Weekdays, wine glasses will be for purposes other than
chardonnay or cabernet sauvignon. *
I know this will come as a terrible shock to my wine-loving friends, and that includes almost all of them, but I'm putting wine in its place. Its place is on weekends and special occasions. It is not for every single day, as it has been for more years than I care to count. Why this sudden loss of sanity? Why the deprivation? The suppression of desire to swill wine while cooking dinner and eating it?

It's about a couple things. Weight is one. I've been seeing the same 3-4-pound-range on the scale for more than 10 years. Ten years ago is when a near-death experience and 9 days in intensive care led to a 15-pound weight loss.  I started to regain the weight (which I was ecstatic to have dumped), because I still believed in the erroneous low-fat-equals-weight-loss theory of dieting. Too many bowls of brown rice, dry baked potatoes, and boxes of fat-free Junior Mints later, I discovered low-carb nutrition. I committed to the lifestyle and yada yada yada. I lost the weight I'd regained and stabilized, with a few minor corrections through the years.

Now, I'd like to drop a jean size or two. But I detest dieting and don't want to give up anything. I already said goodbye to bread, pasta, rice, sugar, potatoes, bananas, wheat and most grains ten years ago. I'm NOT putting aside butter, cream, eggs, meat, berries, olive and coconut oils, mountains of kale, chard, spinach and broccoli, plus a little bit of chocolate at night. What else is there?


Let's see. At 3-4 glasses of wine daily, I'm consuming around 15-20 carbs and between 300-600 calories, which adds up to as much as 140 carbs and 4,200 calories a week. Yikes.  I know, I count carbs, not calories. But still. I can't ignore these numbers. PK has suggested several times over the years that we test our shared wine habit with a period of abstinence.  Go ahead, I've always said.
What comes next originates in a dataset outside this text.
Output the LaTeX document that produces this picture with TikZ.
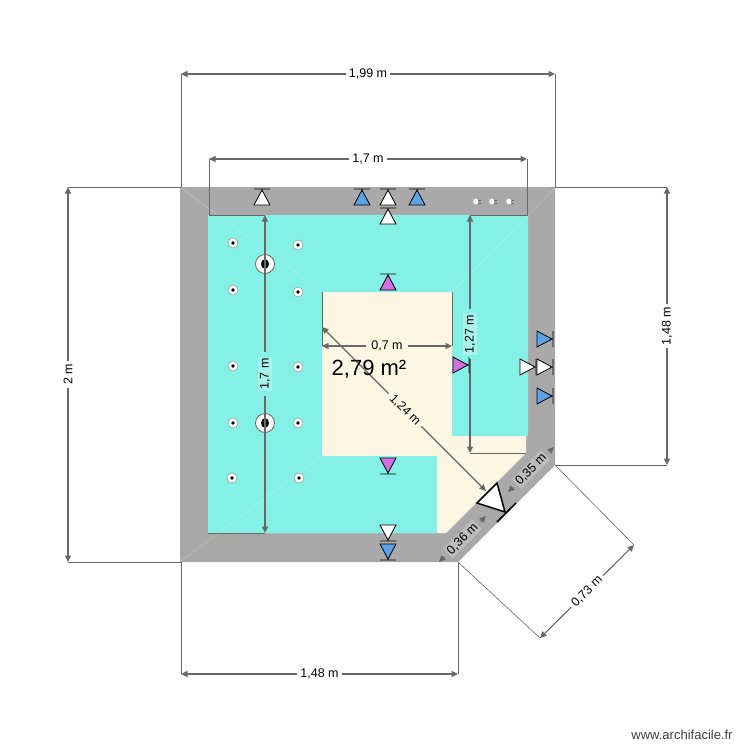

I wasn't ready to stare at the stove in the twilight without a glass of wine nearby. What changed my mind?

I'm not sure. Just a gradual dawning that I was indulging a daily habit that, despite claims to wine's health benefits, probably wasn't doing me any good. Plus the fact that the ugly A word kept bobbing  up. After all the years of routine wine-ing, could we really quit?

Yes, it appears, but on our terms. We've decided to drink only on weekends or special occasions, including vacations. So. A couple weeks ago, we put away the corkscrew and Sunday through Thursday did not imbibe. Come Sunday night, we were back on the wagon again for a second week, which included the 3-day MLK weekend, technically a special occasion. Come Monday, though, a return to alcohol-free living. It's been a lot easier than I thought.

The truth is that I needed to push the reset button on everyday drinking. I'm going to stick with it for a year and see what happens. In the meantime, we're spending a week in Mexico soon with a group of friends. It will be a special occasion, indeed, and I will raise a margarita to toast my new relationship with wine.
*Those lovely geraniums are growing in our living room!